:: INFORMATION SUPPLIED ::
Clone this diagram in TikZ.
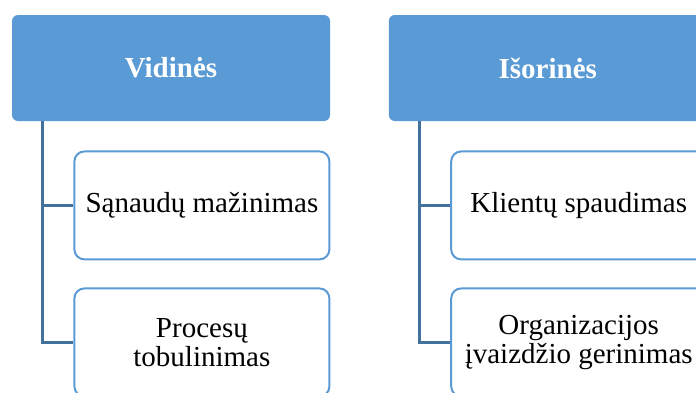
\documentclass[tikz,border=0pt]{standalone}
\usepackage{fontspec}
\setmainfont{Liberation Serif}
\usetikzlibrary{positioning}
\definecolor{headblue}{HTML}{5B9BD5}
\definecolor{linkblue}{HTML}{41719C}
\begin{document}
\begin{tikzpicture}[node distance=14.5pt,
    main node/.style={rectangle, rounded corners=3pt, fill=headblue, text=white,
      minimum width=159pt, minimum height=53pt, font=\fontsize{14.5}{14.5}\selectfont\bfseries},
    sub node/.style={rectangle, rounded corners=5pt, draw=headblue, line width=1pt, fill=white,
      minimum width=127.5pt, minimum height=54pt, align=center, font=\fontsize{14.5}{14.5}\selectfont},
    link/.style={draw=linkblue, line width=1.3pt}]
  \path[use as bounding box, clip] (0,0) rectangle (348pt,-196pt);

  \node[main node] (1) at (85.5pt,-34pt) {Vidinės};
  \node[main node] (2) [right=29pt of 1] {Išorinės};

  \node[sub node] (3) [below=14.5pt of 1.south east, anchor=north east] {Sąnaudų mažinimas};
  \node[sub node] (4) [below=13.5pt of 3] {Procesų\\tobulinimas};
  \node[sub node] (5) [below=14.5pt of 2.south east, anchor=north east] {Klientų spaudimas};
  \node[sub node] (6) [below=13.5pt of 5] {Organizacijos\\įvaizdžio gerinimas};

  \draw[link] ([xshift=15.5pt]1.south west) |- (3.west);
  \draw[link] ([xshift=15.5pt]1.south west) |- (4.west);
  \draw[link] ([xshift=15.5pt]2.south west) |- (5.west);
  \draw[link] ([xshift=15.5pt]2.south west) |- (6.west);
\end{tikzpicture}
\end{document}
:::
## PROBLEM
Pictures are excluded; extract exactly the lines from the start of the data through the line that holds "node] (2) [right=29pt", both ends included.

## SOLUTION FOR THIS EXERCISE
Clone this diagram in TikZ.
\documentclass[tikz,border=0pt]{standalone}
\usepackage{fontspec}
\setmainfont{Liberation Serif}
\usetikzlibrary{positioning}
\definecolor{headblue}{HTML}{5B9BD5}
\definecolor{linkblue}{HTML}{41719C}
\begin{document}
\begin{tikzpicture}[node distance=14.5pt,
    main node/.style={rectangle, rounded corners=3pt, fill=headblue, text=white,
      minimum width=159pt, minimum height=53pt, font=\fontsize{14.5}{14.5}\selectfont\bfseries},
    sub node/.style={rectangle, rounded corners=5pt, draw=headblue, line width=1pt, fill=white,
      minimum width=127.5pt, minimum height=54pt, align=center, font=\fontsize{14.5}{14.5}\selectfont},
    link/.style={draw=linkblue, line width=1.3pt}]
  \path[use as bounding box, clip] (0,0) rectangle (348pt,-196pt);

  \node[main node] (1) at (85.5pt,-34pt) {Vidinės};
  \node[main node] (2) [right=29pt of 1] {Išorinės};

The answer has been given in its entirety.